Given problem: Copy exactly the lines from the line containing "Generate a Python" to the line containing "In Mortality Achieved", both lines included, and omit any pictures.

Stored data:
++++++++++++++++++++

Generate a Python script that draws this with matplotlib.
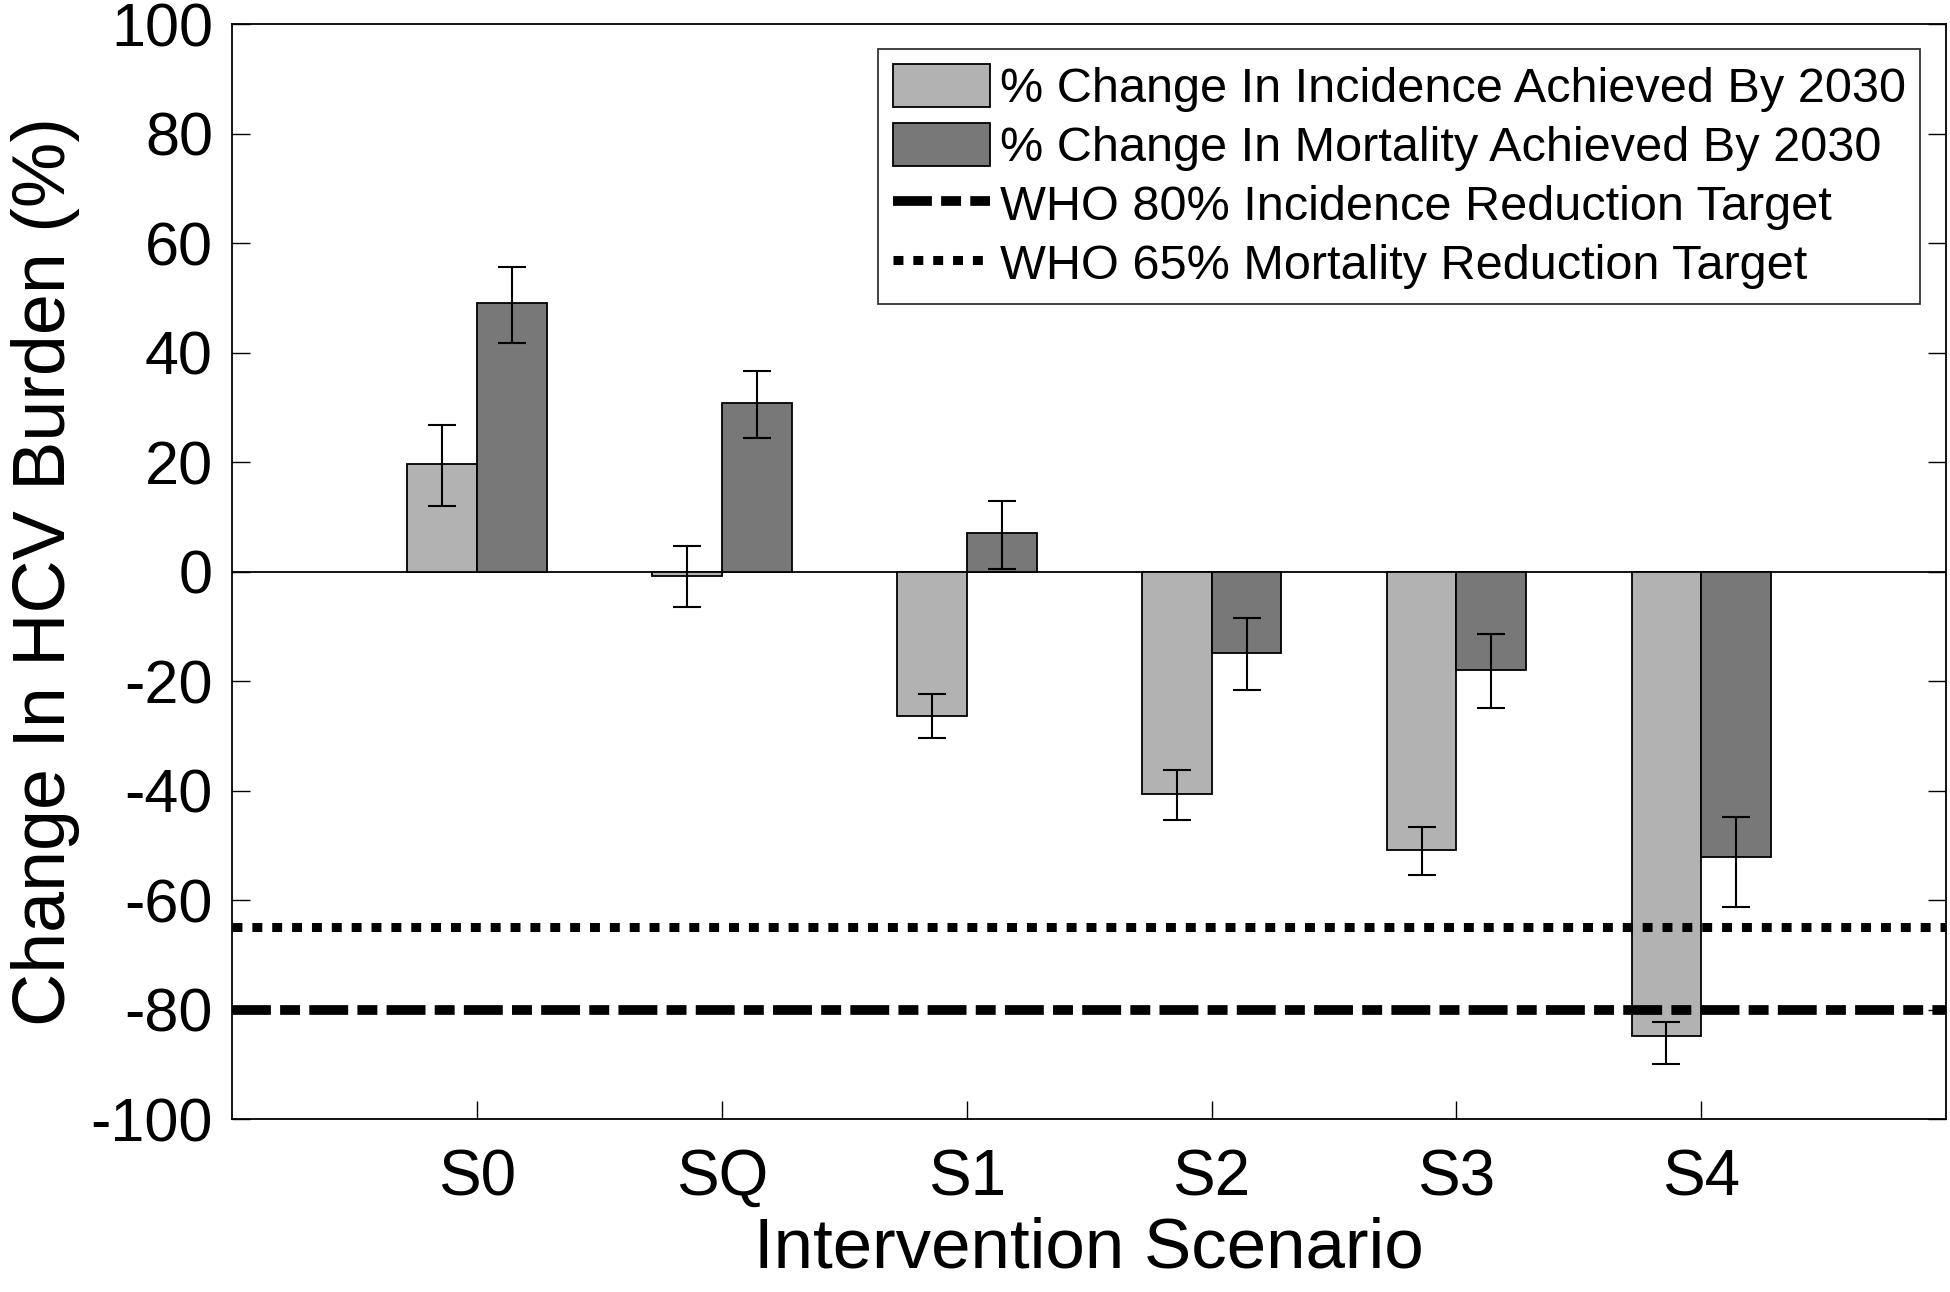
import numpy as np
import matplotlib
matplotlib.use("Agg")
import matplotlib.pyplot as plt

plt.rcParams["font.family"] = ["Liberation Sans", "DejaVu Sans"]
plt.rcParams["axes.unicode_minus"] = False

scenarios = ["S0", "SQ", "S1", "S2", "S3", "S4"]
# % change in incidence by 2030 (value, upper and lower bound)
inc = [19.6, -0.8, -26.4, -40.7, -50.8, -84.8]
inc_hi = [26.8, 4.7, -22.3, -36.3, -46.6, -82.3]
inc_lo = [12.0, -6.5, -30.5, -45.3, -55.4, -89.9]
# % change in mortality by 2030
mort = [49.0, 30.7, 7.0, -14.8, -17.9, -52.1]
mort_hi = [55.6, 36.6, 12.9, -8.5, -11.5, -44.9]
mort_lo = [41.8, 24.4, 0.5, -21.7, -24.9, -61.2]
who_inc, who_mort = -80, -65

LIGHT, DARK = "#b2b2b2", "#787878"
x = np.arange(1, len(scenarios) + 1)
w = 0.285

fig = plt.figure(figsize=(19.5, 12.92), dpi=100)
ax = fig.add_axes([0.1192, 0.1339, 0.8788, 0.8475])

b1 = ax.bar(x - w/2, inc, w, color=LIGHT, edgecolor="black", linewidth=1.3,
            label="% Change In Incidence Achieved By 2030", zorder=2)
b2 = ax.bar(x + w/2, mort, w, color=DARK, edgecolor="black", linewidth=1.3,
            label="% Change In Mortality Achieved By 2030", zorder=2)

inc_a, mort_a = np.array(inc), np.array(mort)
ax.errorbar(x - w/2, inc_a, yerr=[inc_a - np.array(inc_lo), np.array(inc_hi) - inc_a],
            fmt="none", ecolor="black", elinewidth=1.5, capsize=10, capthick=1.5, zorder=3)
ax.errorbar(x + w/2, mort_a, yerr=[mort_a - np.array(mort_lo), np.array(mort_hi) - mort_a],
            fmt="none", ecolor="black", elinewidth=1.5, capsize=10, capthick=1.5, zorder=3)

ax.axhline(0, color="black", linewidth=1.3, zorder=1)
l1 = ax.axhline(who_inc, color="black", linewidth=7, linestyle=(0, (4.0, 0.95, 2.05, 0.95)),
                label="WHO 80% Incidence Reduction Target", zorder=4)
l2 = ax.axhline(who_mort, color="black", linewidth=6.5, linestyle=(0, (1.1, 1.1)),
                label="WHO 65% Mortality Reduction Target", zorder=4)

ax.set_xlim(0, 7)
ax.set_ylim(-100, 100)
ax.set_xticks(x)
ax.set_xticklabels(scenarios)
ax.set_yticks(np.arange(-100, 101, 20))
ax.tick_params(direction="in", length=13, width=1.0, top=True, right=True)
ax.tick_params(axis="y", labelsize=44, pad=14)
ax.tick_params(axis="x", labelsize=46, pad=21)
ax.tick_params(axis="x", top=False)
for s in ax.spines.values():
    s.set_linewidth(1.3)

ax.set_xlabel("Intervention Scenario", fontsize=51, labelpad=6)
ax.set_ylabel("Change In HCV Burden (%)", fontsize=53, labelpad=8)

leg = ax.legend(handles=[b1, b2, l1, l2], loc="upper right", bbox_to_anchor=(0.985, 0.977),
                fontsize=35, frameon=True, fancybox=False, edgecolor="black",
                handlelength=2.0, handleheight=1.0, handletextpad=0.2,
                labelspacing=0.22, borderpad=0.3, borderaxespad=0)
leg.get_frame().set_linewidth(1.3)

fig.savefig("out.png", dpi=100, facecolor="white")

++++++++++++++++++++

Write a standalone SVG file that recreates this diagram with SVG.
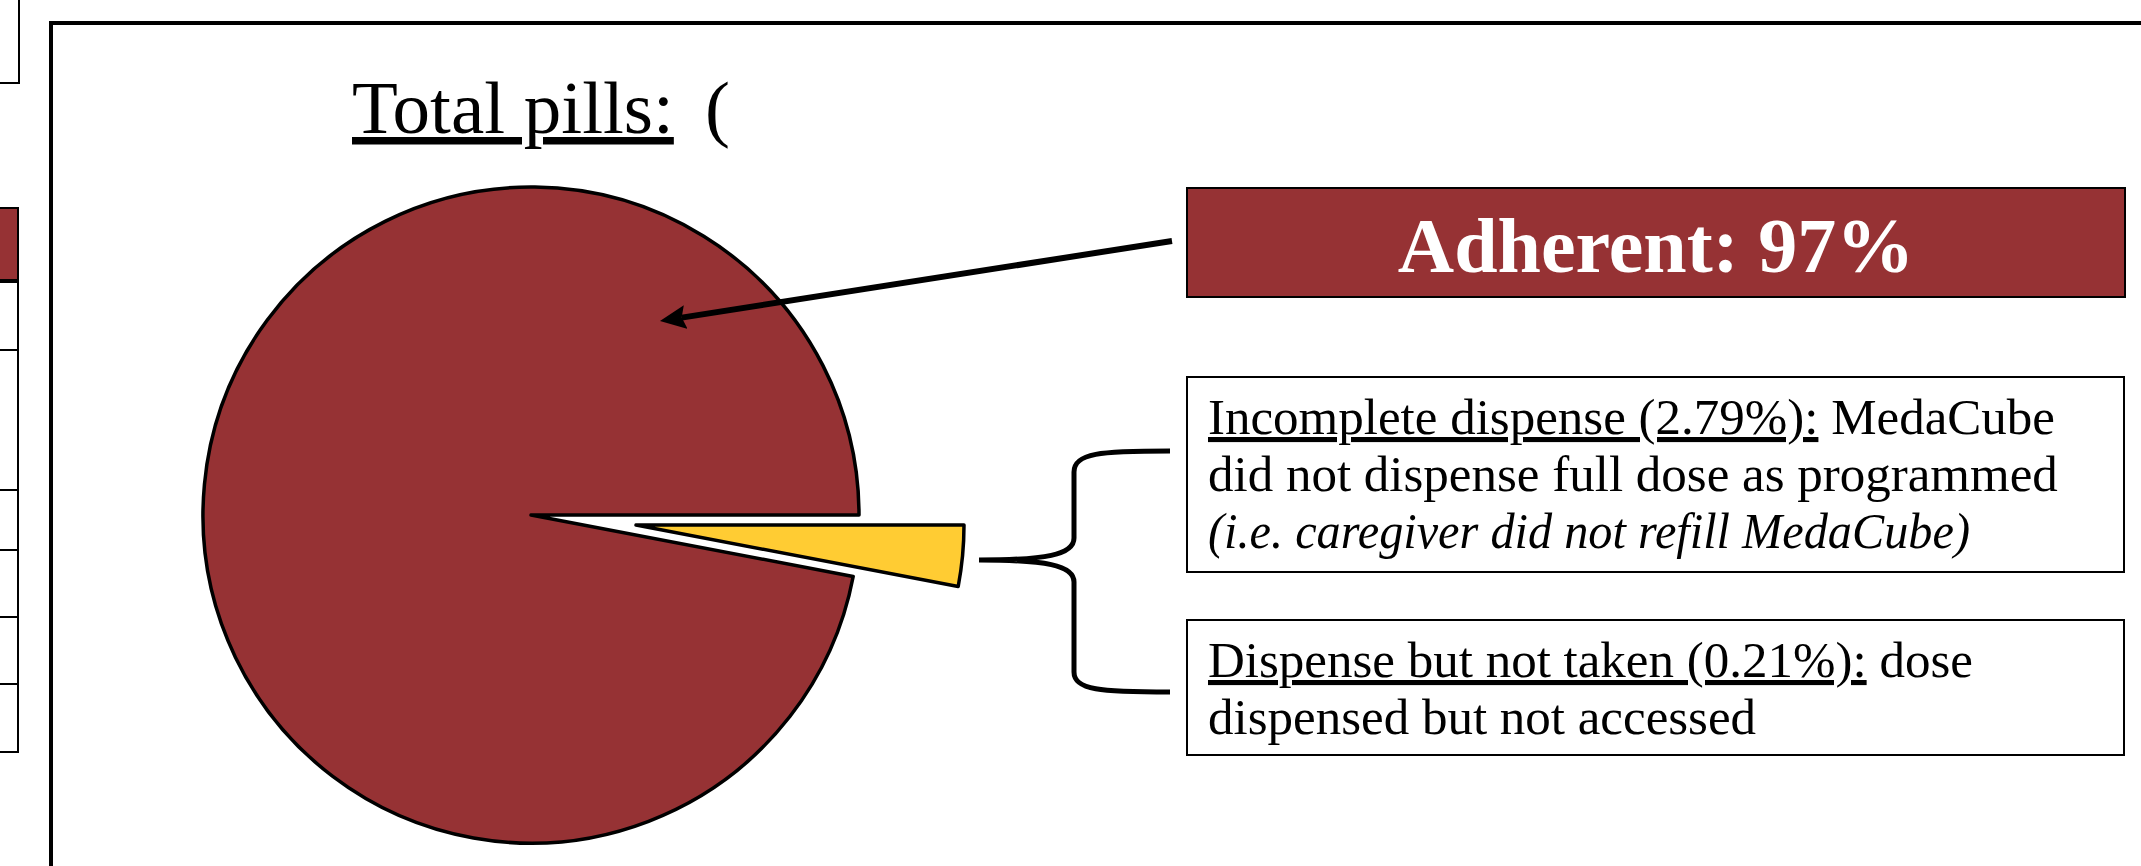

++++++++++++++++++++

In response:
Generate a Python script that draws this with matplotlib.
import numpy as np
import matplotlib
matplotlib.use("Agg")
import matplotlib.pyplot as plt

plt.rcParams["font.family"] = ["Liberation Sans", "DejaVu Sans"]
plt.rcParams["axes.unicode_minus"] = False

scenarios = ["S0", "SQ", "S1", "S2", "S3", "S4"]
# % change in incidence by 2030 (value, upper and lower bound)
inc = [19.6, -0.8, -26.4, -40.7, -50.8, -84.8]
inc_hi = [26.8, 4.7, -22.3, -36.3, -46.6, -82.3]
inc_lo = [12.0, -6.5, -30.5, -45.3, -55.4, -89.9]
# % change in mortality by 2030
mort = [49.0, 30.7, 7.0, -14.8, -17.9, -52.1]
mort_hi = [55.6, 36.6, 12.9, -8.5, -11.5, -44.9]
mort_lo = [41.8, 24.4, 0.5, -21.7, -24.9, -61.2]
who_inc, who_mort = -80, -65

LIGHT, DARK = "#b2b2b2", "#787878"
x = np.arange(1, len(scenarios) + 1)
w = 0.285

fig = plt.figure(figsize=(19.5, 12.92), dpi=100)
ax = fig.add_axes([0.1192, 0.1339, 0.8788, 0.8475])

b1 = ax.bar(x - w/2, inc, w, color=LIGHT, edgecolor="black", linewidth=1.3,
            label="% Change In Incidence Achieved By 2030", zorder=2)
b2 = ax.bar(x + w/2, mort, w, color=DARK, edgecolor="black", linewidth=1.3,
            label="% Change In Mortality Achieved By 2030", zorder=2)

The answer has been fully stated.